Essas demonstrações de afeto de estranhos me afetam um bocado.
Que nem naquele dia em que fui aos correios. Fui lá enviar uns documentos pra me inscrever em alguma coisa, nem lembro direito. Uma dessas coisas cheias de burocracias e firmas reconhecidas. Carregava na minha mão esquerda um envelope, amarelo queimado, chega pesado de documentos e com endereços escritos com minha dura letra de forma. Não consigo pensar em algo que represente melhor essa frieza do que a caneta Bic com que os escrevi. Daquelas de agência, com uma correntinha presa na ponta. Podia senti-la: “acabou? Agora me deixe em paz”.
Havia umas quatro pessoas na fila. A moça que estava logo à minha frente esperava, paciente. Na sua mão esquerda, levava um envelope branco não muito maior que uma foto normal, daquelas de quinze por dez centímetros, acho. Pela leveza, devia carregar uma carta, quem sabe um postal ou uma das tais fotos de quinze por dez.

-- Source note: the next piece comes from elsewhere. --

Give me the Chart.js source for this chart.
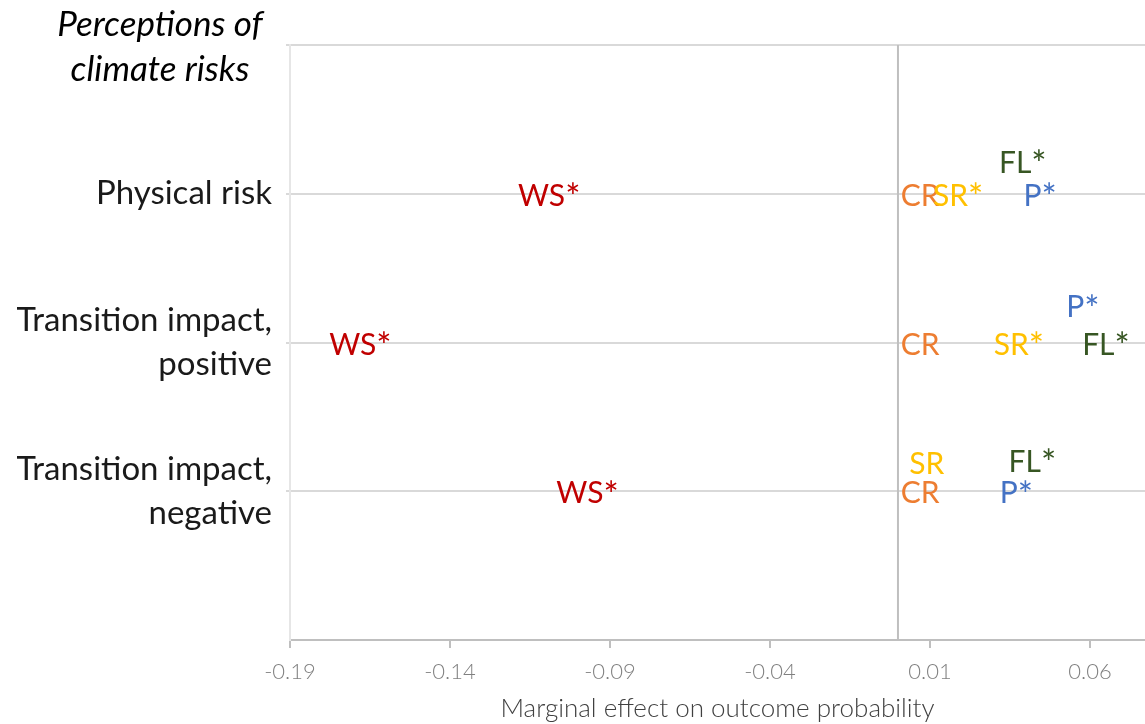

O endereço estava escrito em inglês, primeiramente. Abaixo, em persa. Não que eu saiba diferenciar a língua persa da árabe, mas consegui ver que estava endereçada pra Teerã. Pesquisando depois na Internet, vi que no Irã falam persa, não árabe. Pois bem, voltando. Nossa, Teerã... daqui pra lá é chão.

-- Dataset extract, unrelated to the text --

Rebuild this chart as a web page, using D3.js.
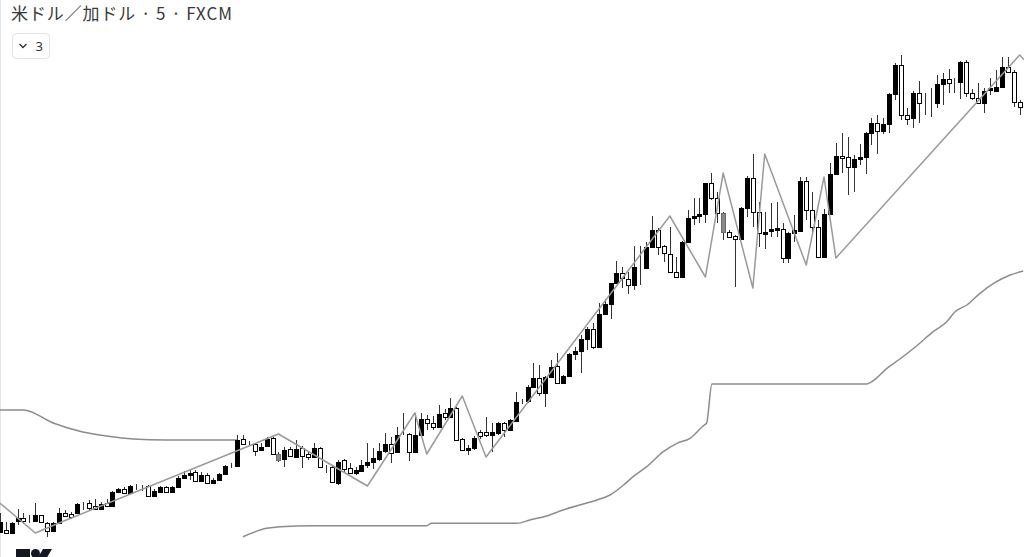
<!DOCTYPE html>
<html>
<head>
<meta charset="utf-8">
<script src="https://cdn.jsdelivr.net/npm/d3@7"></script>
<style>
  html, body { margin: 0; padding: 0; background: #fff; overflow: hidden; }
  svg { display: block; }
</style>
</head>
<body>
<div id="chart"></div>
<script>
// price levels (chart units, higher = up)
const open  = [28,30,27,39,42,42,39,45,37,29,37,47,46,47,56,57,54,51,57,54,68,71,67,73,73,74,64,68,73,68,
               73,82,85,88,79,85,77,80,86,94,94,121,117,116,110,114,122,106,101,111,103,112,106,103,112,93,93,77,100,92,
               87,89,95,98,101,109,116,108,126,126,108,125,141,137,133,147,143,152,121,110,112,128,128,125,127,137,130,139,158,159,
               173,182,167,183,194,177,184,206,209,221,231,213,246,256,277,287,281,275,292,292,313,330,314,306,288,283,318,342,344,346,
               377,362,347,328,324,321,352,382,348,326,329,330,331,302,327,329,379,350,333,303,346,386,404,403,393,401,403,427,437,429,
               436,466,495,445,442,467,457,457,457,476,481,477,478,498,467,462,457,470,469,473,493,488,458];
const high  = [47,38,38,51,47,45,57,45,38,38,52,50,48,57,58,60,61,58,61,69,72,73,75,76,75,75,71,74,74,74,
               84,89,90,90,88,87,82,87,95,97,125,125,119,117,117,123,123,108,113,113,120,114,108,117,113,95,95,100,101,97,
               93,100,117,112,117,127,123,133,147,127,147,147,145,144,155,151,162,153,122,115,124,130,143,137,138,138,141,168,161,175,
               197,195,184,200,207,185,207,213,225,233,237,257,261,277,299,293,288,314,314,318,344,332,315,333,303,319,350,362,362,377,
               387,368,348,330,325,353,384,406,358,348,357,358,337,328,345,383,383,368,340,351,397,417,427,423,405,416,428,442,445,442,
               467,497,505,452,469,479,467,472,485,487,491,482,499,500,471,477,472,482,490,503,503,490,460];
const low   = [27,27,27,35,36,37,38,37,23,28,36,43,41,46,50,50,50,51,53,53,67,67,66,70,69,63,63,67,67,67,
               72,82,80,78,78,77,77,79,85,92,93,115,114,104,109,113,105,98,93,103,103,92,100,102,92,87,77,75,88,87,
               85,88,92,91,99,107,97,107,125,99,108,123,130,130,133,140,142,119,109,105,110,121,123,108,125,123,129,138,156,157,
               172,164,153,182,176,176,183,200,187,210,211,212,245,241,276,272,266,270,275,291,312,305,298,287,283,282,317,335,337,337,
               360,337,320,322,273,320,343,333,313,311,323,323,297,297,318,328,340,325,302,302,345,385,387,365,368,395,386,415,406,426,
               427,460,440,435,432,437,445,443,452,455,467,467,461,463,460,456,447,465,468,473,487,453,445];
const close = [38,27,37,42,39,42,45,38,29,37,47,44,43,56,56,52,51,56,54,68,71,67,74,73,73,64,69,73,68,73,
               82,85,87,79,85,77,80,86,94,94,120,116,117,109,113,121,106,100,110,104,111,104,103,112,93,93,78,98,91,87,
               90,95,98,102,109,116,107,125,126,108,125,141,137,133,146,143,152,120,110,112,122,124,125,128,137,130,140,158,158,173,
               182,167,183,193,177,184,206,209,221,231,213,246,256,277,287,282,275,293,292,313,330,313,307,288,283,318,342,344,346,377,
               362,347,328,323,321,352,382,348,327,328,331,332,302,327,330,379,350,333,303,346,386,404,402,393,401,403,427,437,429,436,
               466,495,445,441,467,457,457,457,476,481,477,477,498,467,462,457,469,472,473,493,488,458,453];
const grayBars = [47, 122];

// zigzag pivots (bar index, level)
const zigBar = [0, 6, 10, 47, 62, 70, 72, 78, 82, 113, 119, 122, 127, 129, 136, 139, 141, 172, 172.8];
const zigVal = [57, 27, 37, 126, 74, 147, 106, 164, 103, 344, 283, 387, 272, 406, 295, 383, 302, 505, 500];

// upper band (left part)
const upperBar = [0, 4, 9, 14, 18, 22.5, 28, 40];
const upperVal = [150, 150, 137, 128, 124, 121, 120, 120];

// lower band
const lowerBar = [41, 45, 47.3, 52.8, 72, 72.8, 87.2, 89.4, 92.2, 95, 97.8, 100.7, 102.9, 105.2, 106.8, 109.1, 111.9,
                  114.2, 116.4, 118.6, 119.2, 120.1, 146.2, 147.3, 149.6, 151.8, 154.6, 157.4, 159.7, 161.1, 163.1,
                  165.3, 167.8, 170.4, 172.6];
const lowerVal = [23.3, 31.7, 33.3, 34.3, 34.3, 36.7, 36.7, 40, 44, 50, 55, 60, 65, 75, 83.3, 93.3, 108.3,
                  116.7, 121.7, 134, 137, 176, 176, 179.3, 191.7, 201, 214, 228.3, 238.3, 248.3, 255,
                  266.7, 277.3, 285, 289];

const title = "米ドル／加ドル · 5 · FXCM";
const intervalsShown = "3";

const W = 1024, H = 557;
const svg = d3.select("#chart").append("svg")
  .attr("width", W)
  .attr("height", H);

const x = d3.scaleLinear().domain([0, open.length - 1]).range([-0.23, 1019.7]);
const y = d3.scaleLinear().domain([0, 560]).range([560, 0]);

// left pane border
svg.append("line")
  .attr("x1", 0.5).attr("x2", 0.5)
  .attr("y1", 0).attr("y2", H)
  .attr("stroke", "#e0e3eb");

const lineGen = d3.line()
  .x(d => x(d[0]))
  .y(d => y(d[1]));

// bands
svg.append("path")
  .datum(upperBar.map((b, i) => [b, upperVal[i]]))
  .attr("fill", "none")
  .attr("stroke", "#8c8c8c")
  .attr("stroke-width", 1.5)
  .attr("d", lineGen.curve(d3.curveMonotoneX));

svg.append("path")
  .datum(lowerBar.map((b, i) => [b, lowerVal[i]]))
  .attr("fill", "none")
  .attr("stroke", "#8c8c8c")
  .attr("stroke-width", 1.5)
  .attr("d", lineGen.curve(d3.curveMonotoneX));

// candles
const bars = d3.range(open.length);
const cx = i => Math.round(x(i));

const candles = svg.append("g");

candles.selectAll("line.wick")
  .data(bars)
  .join("line")
  .attr("class", "wick")
  .attr("x1", i => cx(i) + 0.5)
  .attr("x2", i => cx(i) + 0.5)
  .attr("y1", i => y(high[i]))
  .attr("y2", i => y(low[i]))
  .attr("stroke", "#333")
  .attr("stroke-width", 1);

candles.selectAll("rect.body")
  .data(bars)
  .join("rect")
  .attr("class", "body")
  .attr("x", i => cx(i) - 2 + 0.5)
  .attr("width", 4)
  .attr("y", i => Math.round(y(Math.max(open[i], close[i]))) + 0.5)
  .attr("height", i => Math.max(0, Math.round(y(Math.min(open[i], close[i]))) - Math.round(y(Math.max(open[i], close[i])))))
  .attr("fill", i => grayBars.includes(i) ? "#8a8a8a" : (close[i] > open[i] ? "#000" : "#fff"))
  .attr("stroke", i => grayBars.includes(i) ? "#6a6a6a" : "#000")
  .attr("stroke-width", 1);

// zigzag
svg.append("path")
  .datum(zigBar.map((b, i) => [b, zigVal[i]]))
  .attr("fill", "none")
  .attr("stroke", "#9a9a9a")
  .attr("stroke-width", 1.5)
  .attr("stroke-linejoin", "round")
  .attr("d", lineGen.curve(d3.curveLinear));

// legend title
svg.append("text")
  .attr("x", 11)
  .attr("y", 20)
  .attr("font-family", "'Noto Sans CJK JP', 'Noto Sans', sans-serif")
  .attr("font-size", 17)
  .attr("textLength", 221)
  .attr("lengthAdjust", "spacing")
  .attr("fill", "#3a3a3a")
  .text(title);

// collapse button
const btn = svg.append("g").attr("transform", "translate(12.5,33.5)");
btn.append("rect")
  .attr("width", 37).attr("height", 25)
  .attr("rx", 4)
  .attr("fill", "#fff")
  .attr("stroke", "#e0e3eb");
btn.append("path")
  .attr("d", "M7,10.5 L10.5,14 L14,10.5")
  .attr("fill", "none")
  .attr("stroke", "#333")
  .attr("stroke-width", 1.4);
btn.append("text")
  .attr("x", 23)
  .attr("y", 17.5)
  .attr("font-family", "'Noto Sans', sans-serif")
  .attr("font-size", 13)
  .attr("fill", "#333")
  .text(intervalsShown);

// logo (cut off at the bottom edge)
const logo = svg.append("g").attr("fill", "#131722");
logo.append("rect").attr("x", 16).attr("y", 549).attr("width", 14).attr("height", 10);
logo.append("circle").attr("cx", 35.5).attr("cy", 553.5).attr("r", 4.5);
logo.append("path").attr("d", "M43,549 L52,549 L46,559 L37,559 Z");
</script>
</body>
</html>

Mas o que mais me chamou a atenção foram os pingos dos is. Não foi envelope, endereço, persa ou Teerã. Os pingos dos is. Que nem eram pingos, na verdade: eram corações. Vermelhos, destacando-se do azul do endereço. Feitos com um esmero que, tenho certeza, já aquecia o coração da pessoa que receberia aquilo.

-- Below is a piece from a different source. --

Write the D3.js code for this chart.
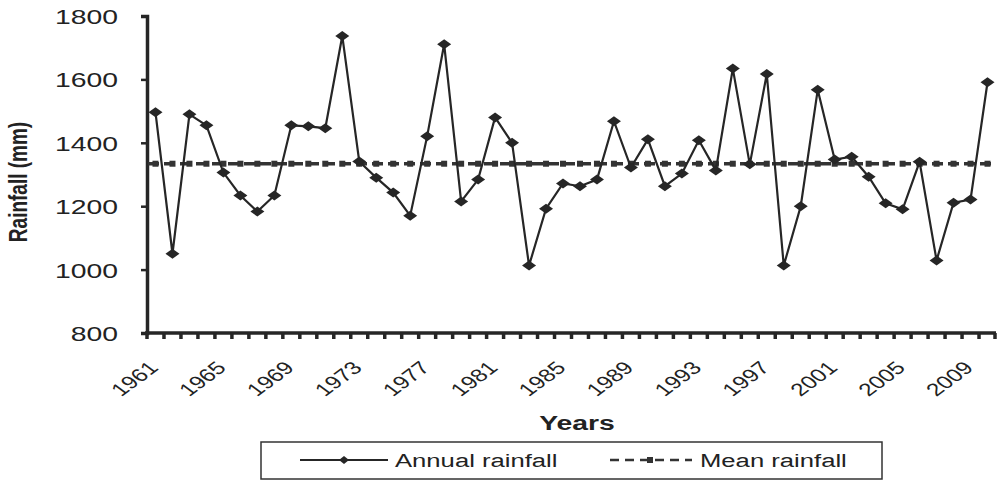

Vez em quando, pergunto-me sobre o conteúdo da suposta carta, é verdade. Se uma carta de amor, de saudade, de amizade, de ansiedade ou disso tudo. Pergunto-me sobre quem iria receber, se é parente, paixão ou amigo ou amiga. Mas, de novo, os corações nos is, feitos com esmero. Não sei se eram só no endereço ou se dentro do envelope apareciam também. Não sei se já tinham um significado especial ou se eram uma surpresa. Se é que tinham algum propósito. De repente, era só um costume da moça, desenhar corações nos is.
Gosto de pensar que não. Que significavam algo especial. O quê, eu não sei. Algo só dessas duas pessoas. Que cruzaria continentes e faria um sorriso ser aberto antes mesmo da carta. Algo que molharia os olhos que os fitassem sem dizer nenhuma palavra. Que nem o rosto há muito não visto de quem a gente ama. Algo que diria “vê só? Eu não esqueci”.
Gosto de pensar que aquela moça na minha frente fez os tais corações nos is pensando na reação da outra pessoa, com o maior afeto do mundo. Tanto que aposto que a caneta vermelha que desenhou os corações ficou com uma alegria de dar inveja até na caneta Bic ranzinza da agência.